> Problem details: Copy out all lines carrying the word "this".

> Records for the exercise:
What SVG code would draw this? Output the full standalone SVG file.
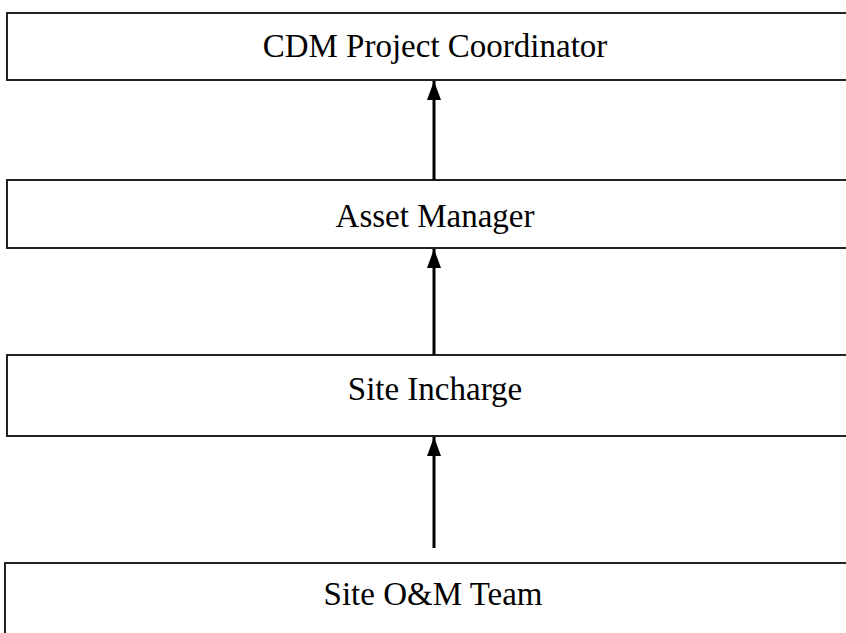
<svg xmlns="http://www.w3.org/2000/svg" width="846" height="633" viewBox="0 0 846 633">
<style>
.box{fill:#fff;stroke:#222;stroke-width:2}
.lbl{font-family:"Liberation Serif","Times New Roman",serif;font-size:33px;fill:#000;text-anchor:middle}
.arr{stroke:#000;stroke-width:3;fill:none;marker-end:url(#ah)}
</style>
<defs>
<marker id="ah" markerWidth="19" markerHeight="14" viewBox="0 0 19 14" refX="19" refY="7" orient="auto" markerUnits="userSpaceOnUse">
<path d="M0,0 L19,7 L0,14 z" fill="#000"/>
</marker>
</defs>
<rect width="846" height="633" fill="#fff"/>
<g id="n1"><rect class="box" x="7" y="13" width="850" height="67"/><text class="lbl" x="435" y="57">CDM Project Coordinator</text></g>
<g id="n2"><rect class="box" x="7" y="180" width="850" height="68"/><text class="lbl" x="435" y="227">Asset Manager</text></g>
<g id="n3"><rect class="box" x="7" y="355" width="850" height="81"/><text class="lbl" x="435" y="400">Site Incharge</text></g>
<g id="n4"><rect class="box" x="5" y="563" width="850" height="80"/><text class="lbl" x="433" y="605">Site O&amp;M Team</text></g>
<g id="edges">
<line class="arr" x1="434" y1="180" x2="434" y2="81"/>
<line class="arr" x1="434" y1="355" x2="434" y2="249"/>
<line class="arr" x1="434" y1="548" x2="434" y2="437"/>
</g>
</svg>
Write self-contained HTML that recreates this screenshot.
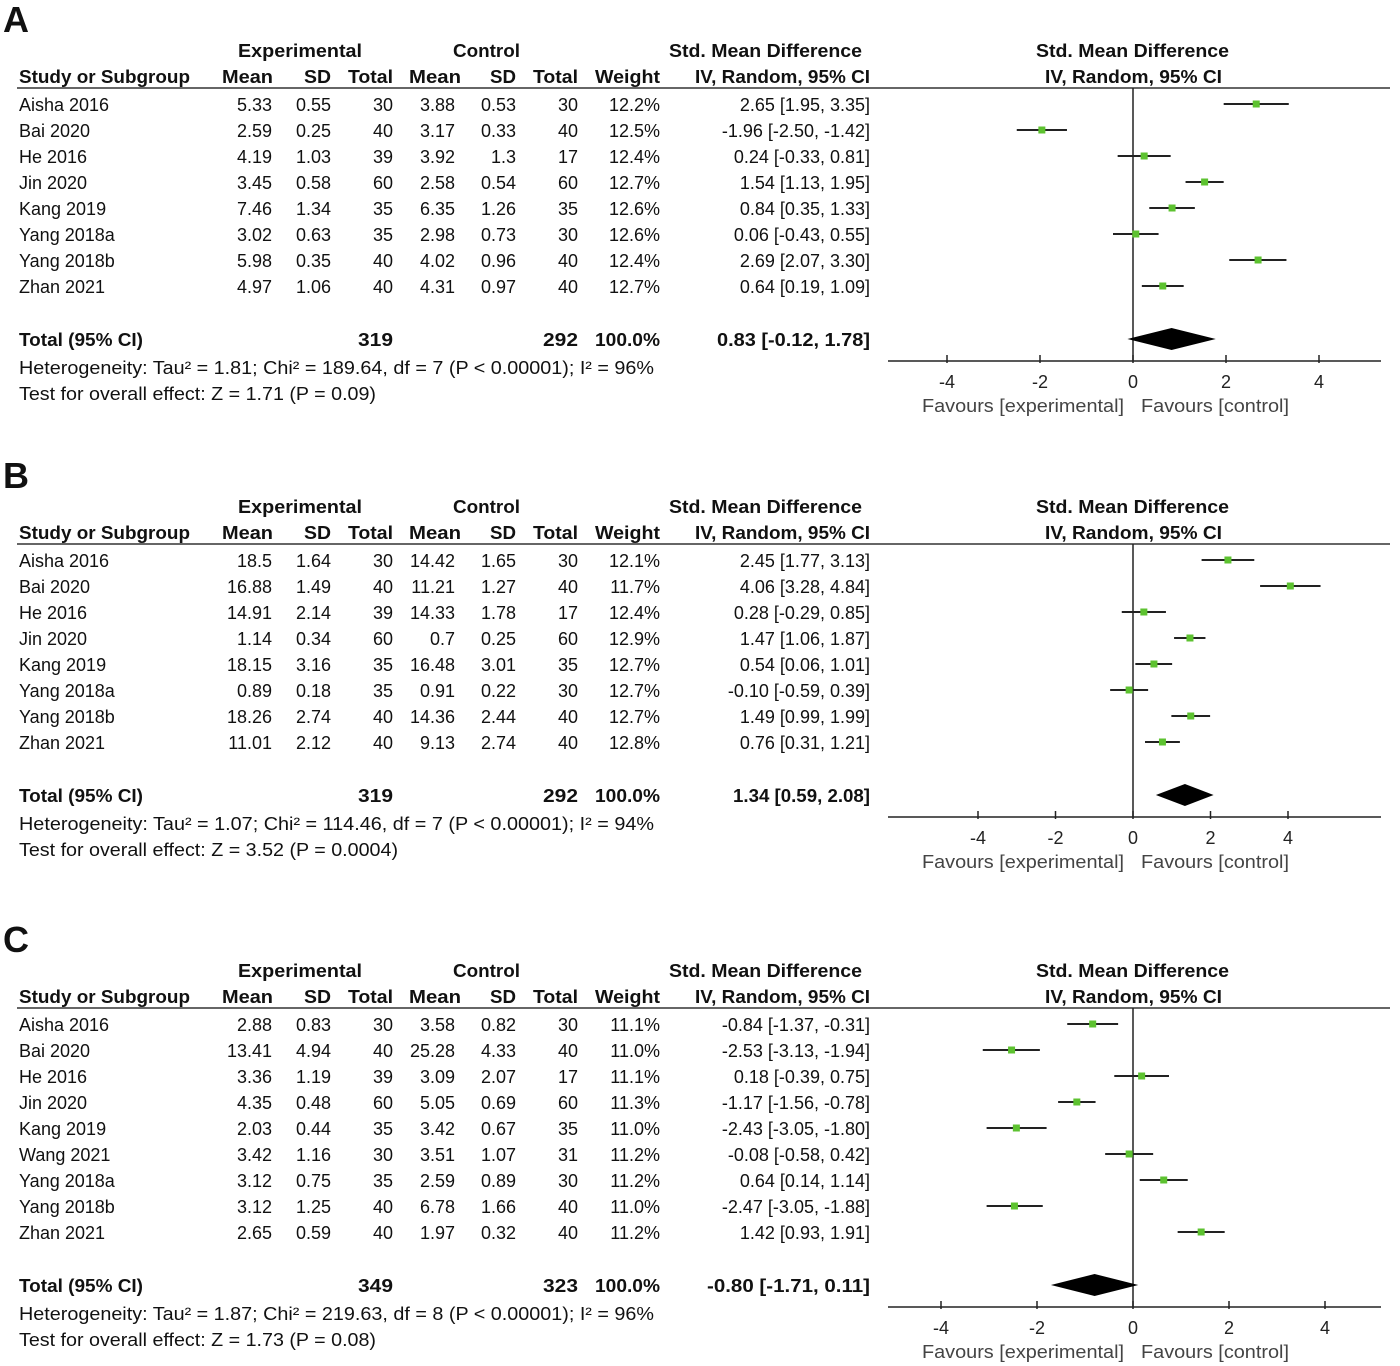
<!DOCTYPE html>
<html><head><meta charset="utf-8"><style>
body{margin:0;background:#fff;}
svg{display:block;font-family:"Liberation Sans",Arial,sans-serif;}
</style></head><body>
<svg id="fig" width="1400" height="1366" viewBox="0 0 1400 1366" xmlns="http://www.w3.org/2000/svg"></svg>
<script>
// ---- Panel A data ----
const studiesA = ["Aisha 2016","Bai 2020","He 2016","Jin 2020","Kang 2019","Yang 2018a","Yang 2018b","Zhan 2021"];
const expMeanA = ["5.33","2.59","4.19","3.45","7.46","3.02","5.98","4.97"];
const expSDA = ["0.55","0.25","1.03","0.58","1.34","0.63","0.35","1.06"];
const expNA = ["30","40","39","60","35","35","40","40"];
const ctlMeanA = ["3.88","3.17","3.92","2.58","6.35","2.98","4.02","4.31"];
const ctlSDA = ["0.53","0.33","1.3","0.54","1.26","0.73","0.96","0.97"];
const ctlNA = ["30","40","17","60","35","30","40","40"];
const weightA = ["12.2%","12.5%","12.4%","12.7%","12.6%","12.6%","12.4%","12.7%"];
const smdA = [2.65,-1.96,0.24,1.54,0.84,0.06,2.69,0.64];
const loA = [1.95,-2.50,-0.33,1.13,0.35,-0.43,2.07,0.19];
const hiA = [3.35,-1.42,0.81,1.95,1.33,0.55,3.30,1.09];
const totalA = [0.83,-0.12,1.78];
// ---- Panel B data ----
const studiesB = ["Aisha 2016","Bai 2020","He 2016","Jin 2020","Kang 2019","Yang 2018a","Yang 2018b","Zhan 2021"];
const expMeanB = ["18.5","16.88","14.91","1.14","18.15","0.89","18.26","11.01"];
const expSDB = ["1.64","1.49","2.14","0.34","3.16","0.18","2.74","2.12"];
const expNB = ["30","40","39","60","35","35","40","40"];
const ctlMeanB = ["14.42","11.21","14.33","0.7","16.48","0.91","14.36","9.13"];
const ctlSDB = ["1.65","1.27","1.78","0.25","3.01","0.22","2.44","2.74"];
const ctlNB = ["30","40","17","60","35","30","40","40"];
const weightB = ["12.1%","11.7%","12.4%","12.9%","12.7%","12.7%","12.7%","12.8%"];
const smdB = [2.45,4.06,0.28,1.47,0.54,-0.10,1.49,0.76];
const loB = [1.77,3.28,-0.29,1.06,0.06,-0.59,0.99,0.31];
const hiB = [3.13,4.84,0.85,1.87,1.01,0.39,1.99,1.21];
const totalB = [1.34,0.59,2.08];
// ---- Panel C data ----
const studiesC = ["Aisha 2016","Bai 2020","He 2016","Jin 2020","Kang 2019","Wang 2021","Yang 2018a","Yang 2018b","Zhan 2021"];
const expMeanC = ["2.88","13.41","3.36","4.35","2.03","3.42","3.12","3.12","2.65"];
const expSDC = ["0.83","4.94","1.19","0.48","0.44","1.16","0.75","1.25","0.59"];
const expNC = ["30","40","39","60","35","30","35","40","40"];
const ctlMeanC = ["3.58","25.28","3.09","5.05","3.42","3.51","2.59","6.78","1.97"];
const ctlSDC = ["0.82","4.33","2.07","0.69","0.67","1.07","0.89","1.66","0.32"];
const ctlNC = ["30","40","17","60","35","31","30","40","40"];
const weightC = ["11.1%","11.0%","11.1%","11.3%","11.0%","11.2%","11.2%","11.0%","11.2%"];
const smdC = [-0.84,-2.53,0.18,-1.17,-2.43,-0.08,0.64,-2.47,1.42];
const loC = [-1.37,-3.13,-0.39,-1.56,-3.05,-0.58,0.14,-3.05,0.93];
const hiC = [-0.31,-1.94,0.75,-0.78,-1.80,0.42,1.14,-1.88,1.91];
const totalC = [-0.80,-1.71,0.11];
const ticks = [-4,-2,0,2,4];

const NS="http://www.w3.org/2000/svg";
const svg=document.getElementById('fig');
function el(tag,attrs,parent){const e=document.createElementNS(NS,tag);for(const k in attrs)e.setAttribute(k,attrs[k]);(parent||svg).appendChild(e);return e;}
function txt(g,s,x,y,anchor,opts){opts=opts||{};
  const t=el('text',{x:x,y:y,'font-size':opts.size||18,'text-anchor':anchor||'start',fill:opts.fill||'#111'},g);
  if(opts.bold)t.setAttribute('font-weight','bold');
  if(opts.len){t.setAttribute('textLength',opts.len);t.setAttribute('lengthAdjust','spacingAndGlyphs');}
  t.textContent=s;return t;}
function f2(v){return v.toFixed(2);}

function panel(letter,top,scale,studies,em,es,en,cm,cs,cn,w,smd,lo,hi,tot,sumE,sumC,het,hetLen,test,testLen,totLen){
  const g=el('g',{});
  
  
  const X=v=>1133+v*scale;
  const L=txt(g,letter,3,top+32,'start',{size:36,bold:true});
  
  const h1=top+57,h2=top+83;
  txt(g,'Experimental',238,h1,'start',{bold:true,len:124});
  txt(g,'Control',453,h1,'start',{bold:true,len:67});
  txt(g,'Std. Mean Difference',669,h1,'start',{bold:true,len:193});
  txt(g,'Std. Mean Difference',1036,h1,'start',{bold:true,len:193});
  txt(g,'Study or Subgroup',19,h2,'start',{bold:true,len:171});
  txt(g,'Mean',273,h2,'end',{bold:true,len:51});
  txt(g,'SD',331,h2,'end',{bold:true,len:27});
  txt(g,'Total',393,h2,'end',{bold:true,len:45});
  txt(g,'Mean',461,h2,'end',{bold:true,len:52});
  txt(g,'SD',516,h2,'end',{bold:true,len:26});
  txt(g,'Total',578,h2,'end',{bold:true,len:45});
  txt(g,'Weight',660,h2,'end',{bold:true,len:65});
  txt(g,'IV, Random, 95% CI',870,h2,'end',{bold:true,len:175});
  txt(g,'IV, Random, 95% CI',1045,h2,'start',{bold:true,len:177});
  el('line',{x1:17,y1:top+88,x2:1390,y2:top+88,stroke:'#333','stroke-width':1.5},g);
  const n=studies.length;
  const totY=top+104+26*(n-1)+53;
  const axY=totY+22;
  el('line',{x1:X(0),y1:top+88,x2:X(0),y2:axY,stroke:'#222','stroke-width':1.5},g);
  for(let i=0;i<n;i++){
    const cy=top+104+26*i, by=cy+7;
    const r=el('g',{},g);
    
    txt(r,studies[i],19,by);
    txt(r,em[i],272,by,'end');txt(r,es[i],331,by,'end');txt(r,en[i],393,by,'end');
    txt(r,cm[i],455,by,'end');txt(r,cs[i],516,by,'end');txt(r,cn[i],578,by,'end');
    txt(r,w[i],660,by,'end');
    txt(r,f2(smd[i])+' ['+f2(lo[i])+', '+f2(hi[i])+']',870,by,'end');
    const ci=el('line',{x1:X(lo[i]),y1:cy,x2:X(hi[i]),y2:cy,stroke:'#222','stroke-width':2},g);
    
    const sq=el('rect',{x:X(smd[i])-3.5,y:cy-3.5,width:7,height:7,fill:'#5dc230'},g);
    
  }
  const tb=totY+7;
  txt(g,'Total (95% CI)',19,tb,'start',{bold:true,len:124});
  txt(g,sumE,393,tb,'end',{bold:true,len:35});
  txt(g,sumC,578,tb,'end',{bold:true,len:35});
  txt(g,'100.0%',660,tb,'end',{bold:true,len:65});
  txt(g,f2(tot[0])+' ['+f2(tot[1])+', '+f2(tot[2])+']',870,tb,'end',{bold:true,len:totLen});
  txt(g,het,19,totY+35,'start',{len:hetLen});
  txt(g,test,19,totY+61,'start',{len:testLen});
  const d=el('polygon',{points:[X(tot[1])+','+totY,X(tot[0])+','+(totY-11),X(tot[2])+','+totY,X(tot[0])+','+(totY+11)].join(' '),fill:'#000'},g);
  
  const ax=el('line',{x1:888,y1:axY,x2:1381,y2:axY,stroke:'#222','stroke-width':1.5},g);
  
  ticks.forEach(t=>{
    el('line',{x1:X(t),y1:axY-6,x2:X(t),y2:axY+2,stroke:'#222','stroke-width':1.5},g);
    const tl=txt(g,String(t),X(t),axY+27,'middle',{fill:'#222'});
    
  });
  txt(g,'Favours [experimental]',1124,axY+51,'end',{fill:'#444',len:202});
  txt(g,'Favours [control]',1141,axY+51,'start',{fill:'#444',len:148});
}
panel('A',0,46.5,studiesA,expMeanA,expSDA,expNA,ctlMeanA,ctlSDA,ctlNA,weightA,smdA,loA,hiA,totalA,'319','292',
 'Heterogeneity: Tau² = 1.81; Chi² = 189.64, df = 7 (P < 0.00001); I² = 96%',635,'Test for overall effect: Z = 1.71 (P = 0.09)',357,153);
panel('B',456,38.75,studiesB,expMeanB,expSDB,expNB,ctlMeanB,ctlSDB,ctlNB,weightB,smdB,loB,hiB,totalB,'319','292',
 'Heterogeneity: Tau² = 1.07; Chi² = 114.46, df = 7 (P < 0.00001); I² = 94%',635,'Test for overall effect: Z = 3.52 (P = 0.0004)',379,137);
panel('C',920,48,studiesC,expMeanC,expSDC,expNC,ctlMeanC,ctlSDC,ctlNC,weightC,smdC,loC,hiC,totalC,'349','323',
 'Heterogeneity: Tau² = 1.87; Chi² = 219.63, df = 8 (P < 0.00001); I² = 96%',635,'Test for overall effect: Z = 1.73 (P = 0.08)',357,163);
</script>
</body></html>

> Worked answer:
What SVG code would draw this? Output the full standalone SVG file.
Write self-contained HTML that recreates this screenshot.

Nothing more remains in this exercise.